■ Problem to work on ■
Print the listing from its top line through the line containing "import plotly.graph_objects as go", nothing more, and leave out the pictures.

* begin *

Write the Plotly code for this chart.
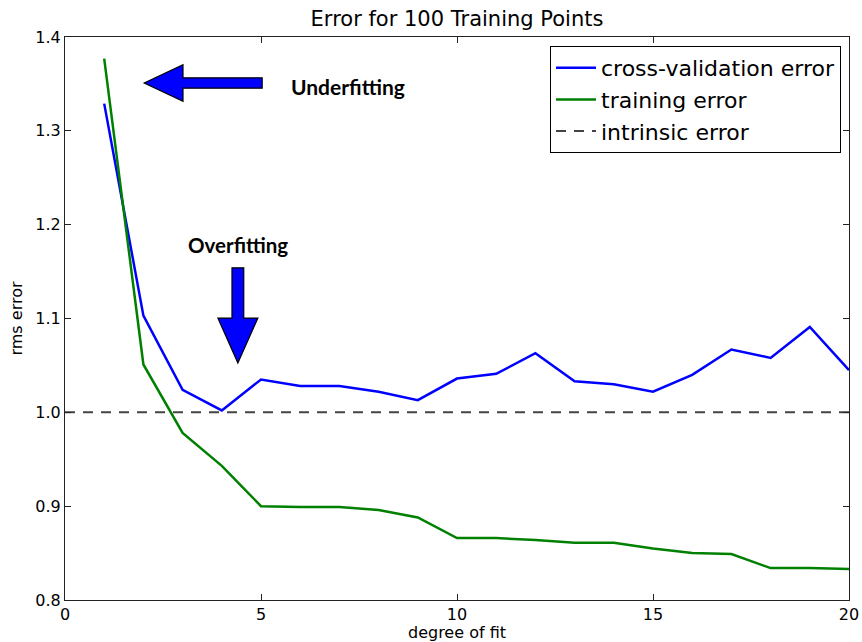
import plotly.graph_objects as go

degree = list(range(1, 21))
cv_error = [1.329, 1.103, 1.024, 1.002, 1.035, 1.028, 1.028, 1.022, 1.013, 1.036,
            1.041, 1.063, 1.033, 1.030, 1.022, 1.040, 1.067, 1.058, 1.091, 1.045]
train_error = [1.377, 1.051, 0.978, 0.943, 0.900, 0.899, 0.899, 0.896, 0.888, 0.866,
               0.866, 0.864, 0.861, 0.861, 0.855, 0.850, 0.849, 0.834, 0.834, 0.833]
intrinsic_x = [0, 20]
intrinsic_y = [1.0, 1.0]

FONT = "DejaVu Sans"

fig = go.Figure()
fig.add_trace(go.Scatter(x=degree, y=cv_error, mode="lines", name="cross-validation error",
                         line=dict(color="#0000ff", width=2.5), legendgroup="a"))
fig.add_trace(go.Scatter(x=degree, y=train_error, mode="lines", name="training error",
                         line=dict(color="#008000", width=2.5), legendgroup="b"))
fig.add_trace(go.Scatter(x=intrinsic_x, y=intrinsic_y, mode="lines", name="intrinsic error",
                         line=dict(color="#444444", width=2, dash="10px,8px"), legendgroup="c"))

# Left arrow (Underfitting)
tip_x, tip_y = 2.02, 1.351
head_x, tail_x = 3.01, 5.03
hh, sh = 0.0195, 0.0055
left_path = (f"M {tip_x},{tip_y} L {head_x},{tip_y+hh} L {head_x},{tip_y+sh} L {tail_x},{tip_y+sh} "
             f"L {tail_x},{tip_y-sh} L {head_x},{tip_y-sh} L {head_x},{tip_y-hh} Z")
# Down arrow (Overfitting)
ax_, tip2, base2, top2 = 4.41, 1.0525, 1.1005, 1.154
hw, sw = 0.51, 0.15
down_path = (f"M {ax_},{tip2} L {ax_-hw},{base2} L {ax_-sw},{base2} L {ax_-sw},{top2} "
             f"L {ax_+sw},{top2} L {ax_+sw},{base2} L {ax_+hw},{base2} Z")
for p in (left_path, down_path):
    fig.add_shape(type="path", path=p, xref="x", yref="y", fillcolor="#0000ff",
                  line=dict(color="black", width=1.2))

fig.add_annotation(x=(348 - 65) / 39.2, y=1.4 - (86 - 37) / 938, xref="x", yref="y",
                   text="<b>Underfitting</b>", showarrow=False,
                   font=dict(family="Lato", size=21, color="black"))
fig.add_annotation(x=(238 - 65) / 39.2, y=1.4 - (245 - 37) / 938, xref="x", yref="y",
                   text="<b>Overfitting</b>", showarrow=False,
                   font=dict(family="Lato", size=20.5, color="black"))

axis_common = dict(showline=True, linecolor="#222222", linewidth=1.2, mirror="ticks",
                   ticks="inside", ticklen=6, tickcolor="#222222", showgrid=False,
                   zeroline=False, automargin=False,
                   tickfont=dict(family=FONT, size=16, color="black"))

fig.update_layout(
    width=862, height=642,
    margin=dict(l=65, r=13, t=37, b=42),
    paper_bgcolor="white", plot_bgcolor="white",
    font=dict(family=FONT, color="black"),
    title=dict(text="Error for 100 Training Points", x=0.5, xref="paper", xanchor="center",
               y=1 - 19 / 642, yanchor="middle", font=dict(family=FONT, size=21, color="black")),
    xaxis=dict(range=[0, 20], tickvals=[0, 5, 10, 15, 20],
               title=dict(text="degree of fit", font=dict(family=FONT, size=16), standoff=4),
               **axis_common),
    yaxis=dict(range=[0.8, 1.4], tickvals=[0.8, 0.9, 1.0, 1.1, 1.2, 1.3, 1.4], tickformat=".1f",
               title=dict(text="rms error", font=dict(family=FONT, size=16), standoff=8),
               **axis_common),
    legend=dict(x=(841 - 65) / 784, y=(600 - 46) / 563, xanchor="right", yanchor="top",
                bordercolor="black", borderwidth=1, bgcolor="white", tracegroupgap=0,
                itemwidth=40,
                font=dict(family=FONT, size=22, color="black")),
    showlegend=True,
)

fig.write_html("out.html", config={"displayModeBar": False},
               post_script="document.body.style.margin='0';document.body.style.overflow='hidden';")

* end *

■ Answer to this exercise ■
Write the Plotly code for this chart.
import plotly.graph_objects as go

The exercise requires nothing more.